Transcribe everything in the data word for word. Pictures are left out.

** start of DATASET EXCERPT **

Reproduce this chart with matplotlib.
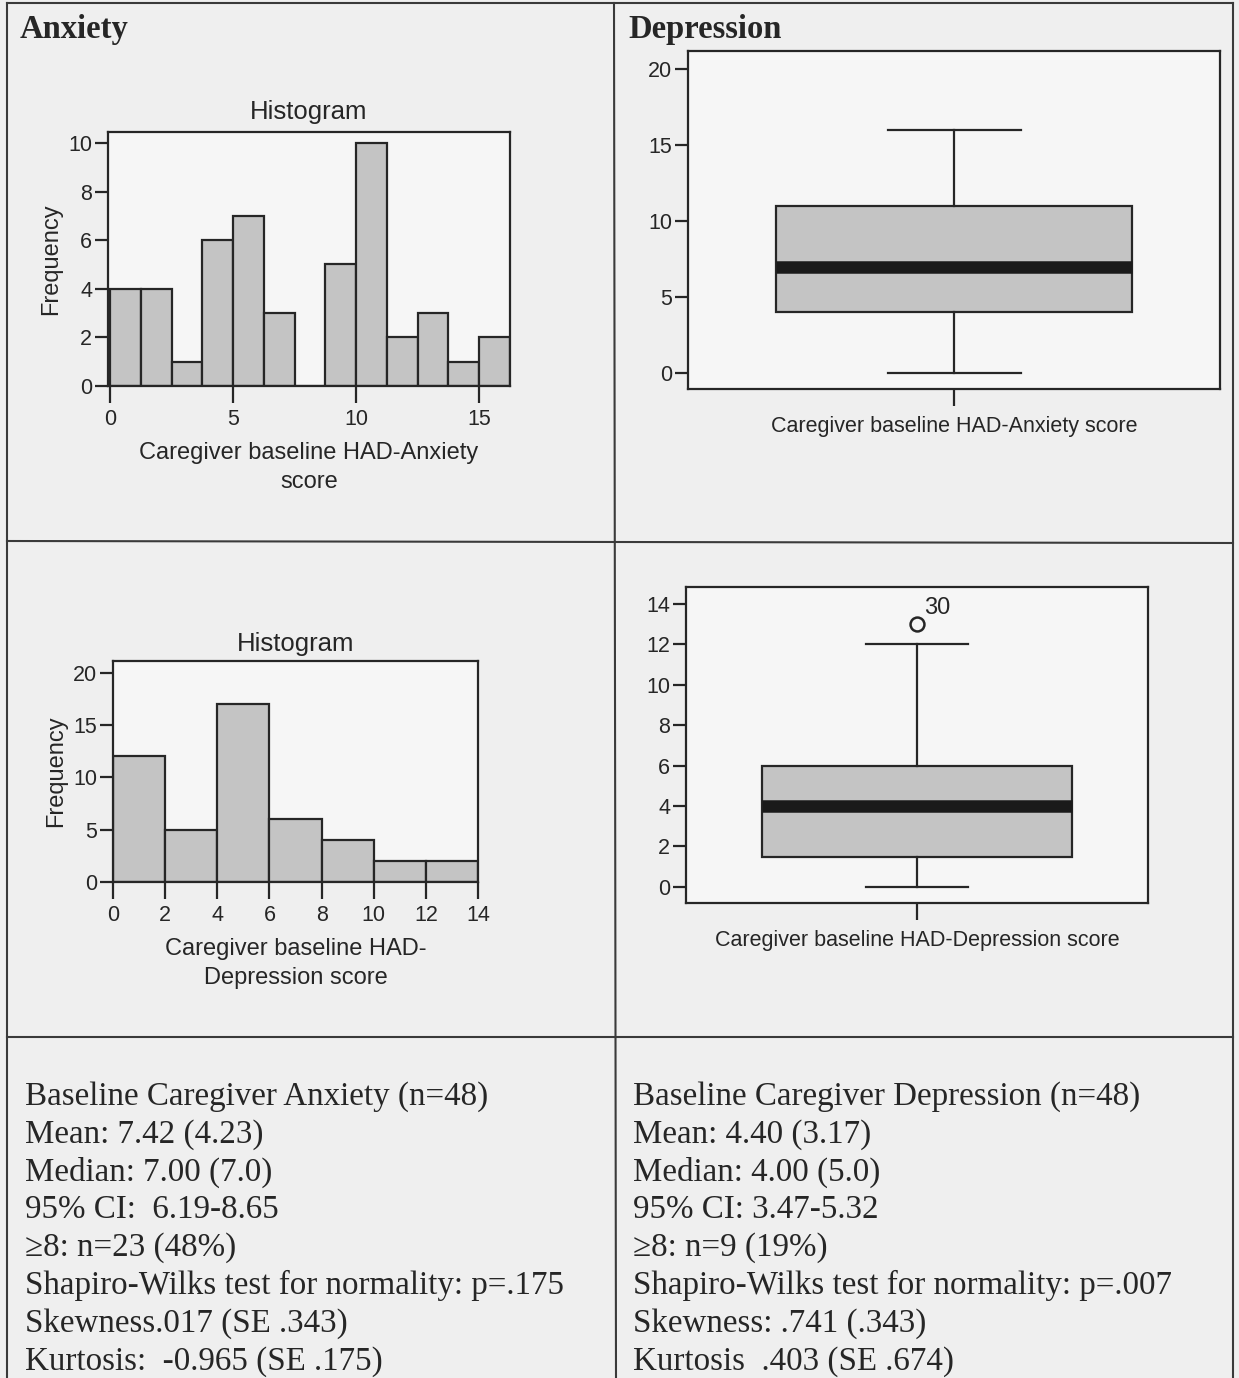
import numpy as np
import matplotlib
matplotlib.use("Agg")
import matplotlib.pyplot as plt

# data
anx_bin_width = 1.25
anx_counts = [4, 4, 1, 6, 7, 3, 0, 5, 10, 2, 3, 1, 2]
dep_bin_width = 2
dep_counts = [12, 5, 17, 6, 4, 2, 2]

anx_box = dict(whislo=0, q1=4, med=7, q3=11, whishi=16, fliers=[])
dep_box = dict(whislo=0, q1=1.5, med=4, q3=6, whishi=12, fliers=[13])
dep_outlier_id = "30"

anx_text = ["Baseline Caregiver Anxiety (n=48)",
            "Mean: 7.42 (4.23)",
            "Median: 7.00 (7.0)",
            "95% CI:  6.19-8.65",
            "\u22658: n=23 (48%)",
            "Shapiro-Wilks test for normality: p=.175",
            "Skewness.017 (SE .343)",
            "Kurtosis:  -0.965 (SE .175)"]
dep_text = ["Baseline Caregiver Depression (n=48)",
            "Mean: 4.40 (3.17)",
            "Median: 4.00 (5.0)",
            "95% CI: 3.47-5.32",
            "\u22658: n=9 (19%)",
            "Shapiro-Wilks test for normality: p=.007",
            "Skewness: .741 (.343)",
            "Kurtosis  .403 (SE .674)"]

W, H = 1239, 1378
BG = "#efefef"
AX_BG = "#f6f6f6"
BAR = "#c4c4c4"
INK = "#262626"
SANS = ["Liberation Sans", "DejaVu Sans"]
SERIF = ["Liberation Serif", "DejaVu Serif"]

fig = plt.figure(figsize=(W / 100, H / 100), dpi=100, facecolor=BG)


def box_px(l, t, r, b):
    return [l / W, 1 - b / H, (r - l) / W, (b - t) / H]


# table grid
grid = fig.add_axes([0, 0, 1, 1])
grid.set_xlim(0, W)
grid.set_ylim(H, 0)
grid.axis("off")
for xs, ys in [([7, 7], [3, H]), ([1233, 1233], [3, H]), ([7, 1233], [3, 3]),
               ([614, 616], [3, H]), ([7, 1233], [541, 543]), ([7, 1233], [1037, 1037])]:
    grid.plot(xs, ys, color="#3a3a3a", lw=1.5)

grid.text(20, 38, "Anxiety", family=SERIF, fontsize=23.5, fontweight="bold", color=INK)
grid.text(628, 38, "Depression", family=SERIF, fontsize=23.5, fontweight="bold", color=INK)

for i, line in enumerate(anx_text):
    grid.text(25, 1105 + i * 37.8, line, family=SERIF, fontsize=23.8, color=INK)
for i, line in enumerate(dep_text):
    grid.text(633, 1105 + i * 37.8, line, family=SERIF, fontsize=23.8, color=INK)


def style(ax):
    ax.set_facecolor(AX_BG)
    for s in ax.spines.values():
        s.set_linewidth(1.6)
        s.set_color(INK)
    ax.tick_params(direction="out", width=1.6, color=INK,
                   labelsize=15.5, labelcolor=INK)
    ax.tick_params(axis="y", length=9.5, pad=2)
    ax.tick_params(axis="x", length=12.5, pad=4)
    for lab in ax.get_xticklabels() + ax.get_yticklabels():
        lab.set_family(SANS)


# anxiety histogram
ax = fig.add_axes(box_px(108, 132, 510, 386))
edges = np.arange(len(anx_counts)) * anx_bin_width
ax.bar(edges, anx_counts, width=anx_bin_width, align="edge", color=BAR,
       edgecolor=INK, linewidth=1.6)
ax.set_xlim(-0.08, len(anx_counts) * anx_bin_width)
ax.set_ylim(0, 10.45)
ax.set_xticks([0, 5, 10, 15])
ax.set_yticks([0, 2, 4, 6, 8, 10])
style(ax)
ax.set_title("Histogram", family=SANS, fontsize=18.5, color=INK, pad=9)
ax.set_ylabel("Frequency", family=SANS, fontsize=17, color=INK, labelpad=4)
ax.set_xlabel("Caregiver baseline HAD-Anxiety\nscore", family=SANS, fontsize=17,
              color=INK, labelpad=9, linespacing=1.38)

# depression histogram
ax = fig.add_axes(box_px(113, 661, 478, 882))
edges = np.arange(len(dep_counts)) * dep_bin_width
ax.bar(edges, dep_counts, width=dep_bin_width, align="edge", color=BAR,
       edgecolor=INK, linewidth=1.6)
ax.set_xlim(0, len(dep_counts) * dep_bin_width)
ax.set_ylim(0, 21.1)
ax.set_xticks(range(0, 15, 2))
ax.set_yticks([0, 5, 10, 15, 20])
style(ax)
ax.set_title("Histogram", family=SANS, fontsize=18.5, color=INK, pad=7)
ax.set_ylabel("Frequency", family=SANS, fontsize=17, color=INK, labelpad=4)
ax.set_xlabel("Caregiver baseline HAD-\nDepression score", family=SANS, fontsize=17,
              color=INK, labelpad=9, linespacing=1.38)


def draw_box(ax, stats, cap):
    ax.bxp([stats], positions=[1], widths=0.67, capwidths=cap, patch_artist=True,
           boxprops=dict(facecolor=BAR, edgecolor=INK, linewidth=1.6),
           medianprops=dict(color="#1a1a1a", linewidth=9, solid_capstyle="butt"),
           whiskerprops=dict(color=INK, linewidth=1.6),
           capprops=dict(color=INK, linewidth=1.6),
           flierprops=dict(marker="o", markerfacecolor="none", markeredgecolor=INK,
                           markersize=10, markeredgewidth=1.8))
    ax.set_xlim(0.5, 1.5)


# anxiety box plot
ax = fig.add_axes(box_px(688, 51, 1220, 389))
draw_box(ax, anx_box, 0.25)
ax.set_ylim(-1.05, 21.2)
ax.set_yticks([0, 5, 10, 15, 20])
style(ax)
ax.set_xticks([1])
ax.set_xticklabels([""])
ax.set_xlabel("Caregiver baseline HAD-Anxiety score", family=SANS, fontsize=15.5,
              color=INK, labelpad=3)

# depression box plot
ax = fig.add_axes(box_px(686, 587, 1148, 903))
draw_box(ax, dep_box, 0.22)
ax.set_ylim(-0.8, 14.84)
ax.set_yticks(range(0, 15, 2))
style(ax)
ax.set_xticks([1])
ax.set_xticklabels([""])
ax.set_xlabel("Caregiver baseline HAD-Depression score", family=SANS, fontsize=15.5,
              color=INK, labelpad=3)
ax.annotate(dep_outlier_id, (1, dep_box["fliers"][0]), xytext=(5, 7),
            textcoords="offset points", family=SANS, fontsize=17, color=INK)

fig.savefig("out.png", dpi=100, facecolor=BG)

** end of DATASET EXCERPT **

# COMPLETED EXERCISE
Reproduce this chart with matplotlib.
import numpy as np
import matplotlib
matplotlib.use("Agg")
import matplotlib.pyplot as plt

# data
anx_bin_width = 1.25
anx_counts = [4, 4, 1, 6, 7, 3, 0, 5, 10, 2, 3, 1, 2]
dep_bin_width = 2
dep_counts = [12, 5, 17, 6, 4, 2, 2]

anx_box = dict(whislo=0, q1=4, med=7, q3=11, whishi=16, fliers=[])
dep_box = dict(whislo=0, q1=1.5, med=4, q3=6, whishi=12, fliers=[13])
dep_outlier_id = "30"

anx_text = ["Baseline Caregiver Anxiety (n=48)",
            "Mean: 7.42 (4.23)",
            "Median: 7.00 (7.0)",
            "95% CI:  6.19-8.65",
            "\u22658: n=23 (48%)",
            "Shapiro-Wilks test for normality: p=.175",
            "Skewness.017 (SE .343)",
            "Kurtosis:  -0.965 (SE .175)"]
dep_text = ["Baseline Caregiver Depression (n=48)",
            "Mean: 4.40 (3.17)",
            "Median: 4.00 (5.0)",
            "95% CI: 3.47-5.32",
            "\u22658: n=9 (19%)",
            "Shapiro-Wilks test for normality: p=.007",
            "Skewness: .741 (.343)",
            "Kurtosis  .403 (SE .674)"]

W, H = 1239, 1378
BG = "#efefef"
AX_BG = "#f6f6f6"
BAR = "#c4c4c4"
INK = "#262626"
SANS = ["Liberation Sans", "DejaVu Sans"]
SERIF = ["Liberation Serif", "DejaVu Serif"]

fig = plt.figure(figsize=(W / 100, H / 100), dpi=100, facecolor=BG)


def box_px(l, t, r, b):
    return [l / W, 1 - b / H, (r - l) / W, (b - t) / H]


# table grid
grid = fig.add_axes([0, 0, 1, 1])
grid.set_xlim(0, W)
grid.set_ylim(H, 0)
grid.axis("off")
for xs, ys in [([7, 7], [3, H]), ([1233, 1233], [3, H]), ([7, 1233], [3, 3]),
               ([614, 616], [3, H]), ([7, 1233], [541, 543]), ([7, 1233], [1037, 1037])]:
    grid.plot(xs, ys, color="#3a3a3a", lw=1.5)

grid.text(20, 38, "Anxiety", family=SERIF, fontsize=23.5, fontweight="bold", color=INK)
grid.text(628, 38, "Depression", family=SERIF, fontsize=23.5, fontweight="bold", color=INK)

for i, line in enumerate(anx_text):
    grid.text(25, 1105 + i * 37.8, line, family=SERIF, fontsize=23.8, color=INK)
for i, line in enumerate(dep_text):
    grid.text(633, 1105 + i * 37.8, line, family=SERIF, fontsize=23.8, color=INK)


def style(ax):
    ax.set_facecolor(AX_BG)
    for s in ax.spines.values():
        s.set_linewidth(1.6)
        s.set_color(INK)
    ax.tick_params(direction="out", width=1.6, color=INK,
                   labelsize=15.5, labelcolor=INK)
    ax.tick_params(axis="y", length=9.5, pad=2)
    ax.tick_params(axis="x", length=12.5, pad=4)
    for lab in ax.get_xticklabels() + ax.get_yticklabels():
        lab.set_family(SANS)


# anxiety histogram
ax = fig.add_axes(box_px(108, 132, 510, 386))
edges = np.arange(len(anx_counts)) * anx_bin_width
ax.bar(edges, anx_counts, width=anx_bin_width, align="edge", color=BAR,
       edgecolor=INK, linewidth=1.6)
ax.set_xlim(-0.08, len(anx_counts) * anx_bin_width)
ax.set_ylim(0, 10.45)
ax.set_xticks([0, 5, 10, 15])
ax.set_yticks([0, 2, 4, 6, 8, 10])
style(ax)
ax.set_title("Histogram", family=SANS, fontsize=18.5, color=INK, pad=9)
ax.set_ylabel("Frequency", family=SANS, fontsize=17, color=INK, labelpad=4)
ax.set_xlabel("Caregiver baseline HAD-Anxiety\nscore", family=SANS, fontsize=17,
              color=INK, labelpad=9, linespacing=1.38)

# depression histogram
ax = fig.add_axes(box_px(113, 661, 478, 882))
edges = np.arange(len(dep_counts)) * dep_bin_width
ax.bar(edges, dep_counts, width=dep_bin_width, align="edge", color=BAR,
       edgecolor=INK, linewidth=1.6)
ax.set_xlim(0, len(dep_counts) * dep_bin_width)
ax.set_ylim(0, 21.1)
ax.set_xticks(range(0, 15, 2))
ax.set_yticks([0, 5, 10, 15, 20])
style(ax)
ax.set_title("Histogram", family=SANS, fontsize=18.5, color=INK, pad=7)
ax.set_ylabel("Frequency", family=SANS, fontsize=17, color=INK, labelpad=4)
ax.set_xlabel("Caregiver baseline HAD-\nDepression score", family=SANS, fontsize=17,
              color=INK, labelpad=9, linespacing=1.38)


def draw_box(ax, stats, cap):
    ax.bxp([stats], positions=[1], widths=0.67, capwidths=cap, patch_artist=True,
           boxprops=dict(facecolor=BAR, edgecolor=INK, linewidth=1.6),
           medianprops=dict(color="#1a1a1a", linewidth=9, solid_capstyle="butt"),
           whiskerprops=dict(color=INK, linewidth=1.6),
           capprops=dict(color=INK, linewidth=1.6),
           flierprops=dict(marker="o", markerfacecolor="none", markeredgecolor=INK,
                           markersize=10, markeredgewidth=1.8))
    ax.set_xlim(0.5, 1.5)


# anxiety box plot
ax = fig.add_axes(box_px(688, 51, 1220, 389))
draw_box(ax, anx_box, 0.25)
ax.set_ylim(-1.05, 21.2)
ax.set_yticks([0, 5, 10, 15, 20])
style(ax)
ax.set_xticks([1])
ax.set_xticklabels([""])
ax.set_xlabel("Caregiver baseline HAD-Anxiety score", family=SANS, fontsize=15.5,
              color=INK, labelpad=3)

# depression box plot
ax = fig.add_axes(box_px(686, 587, 1148, 903))
draw_box(ax, dep_box, 0.22)
ax.set_ylim(-0.8, 14.84)
ax.set_yticks(range(0, 15, 2))
style(ax)
ax.set_xticks([1])
ax.set_xticklabels([""])
ax.set_xlabel("Caregiver baseline HAD-Depression score", family=SANS, fontsize=15.5,
              color=INK, labelpad=3)
ax.annotate(dep_outlier_id, (1, dep_box["fliers"][0]), xytext=(5, 7),
            textcoords="offset points", family=SANS, fontsize=17, color=INK)

fig.savefig("out.png", dpi=100, facecolor=BG)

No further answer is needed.